Social and Employment
Town of Tsévié and village of Kélizio (Togo)
€3,000, third prize of the 2017 Student Solidarity Awards
€5,000 at the selection committee meeting on 21 October 2019
The wonderful story of the Yokoumi project began in May 2016. In the small village of Kelizio, Togo, a group of women shea butter producers met Elsa, a student, then on an internship. Together they came up with the idea of developing a fair trade approach. The idea was to promote their expertise and market their product in France. But above and beyond their own initiative, the women also wanted to develop the widest possible local economic and social fabric. Right at the beginning of the adventure, the decision was made to inject 20% of the profits generated by the sale of the products into a microcredit programme. The Togolese association "Solidarité Enfance et Vie" was appointed to manage it. Loans of around €70 are granted to women who want to start their own business in sewing, hairdressing, cooking and other activities.

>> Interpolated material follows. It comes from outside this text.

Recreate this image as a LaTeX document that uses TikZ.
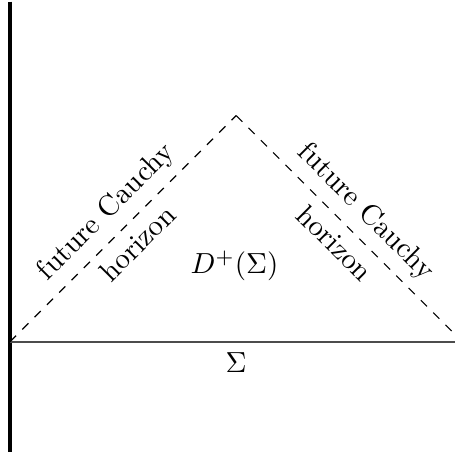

When shea butter rhymes with success
In France, a team of students from Sciences Po Toulouse joined Elsa. In Togo, Délali Adedje, a young Togolese woman with a degree in development economics, became involved in the project’s local coordination. In 2017, Yokoumi began helping the group of women producers set up a proper cooperative. The same year, the association received the 3rd prize in the Veolia Foundation Student Solidarity Awards. Little by little, the network of distributors of shea products has expanded. And in 2018, already 30 micro-loans had been granted to Togolese women entrepreneurs, financed thanks to Yokoumi's work. In September 2019, two people will devote themselves to the association full-time.
In 2020, even further…
Of course, Yokoumi's slogan, "combining beauty and solidarity", has already served the cause of young Togolese women entrepreneurs well. But the association does not intend stopping there. With the renewed support of the Veolia Foundation, the association is strengthening its production capacity by equipping itself with a mill to process shea nuts.
Yokoumi is also aiming to obtain an "organic" label for the products with a view to penetrating a number of promising markets. Finally, access to a "fair trade" label will strengthen its legitimacy and attractiveness in this market segment.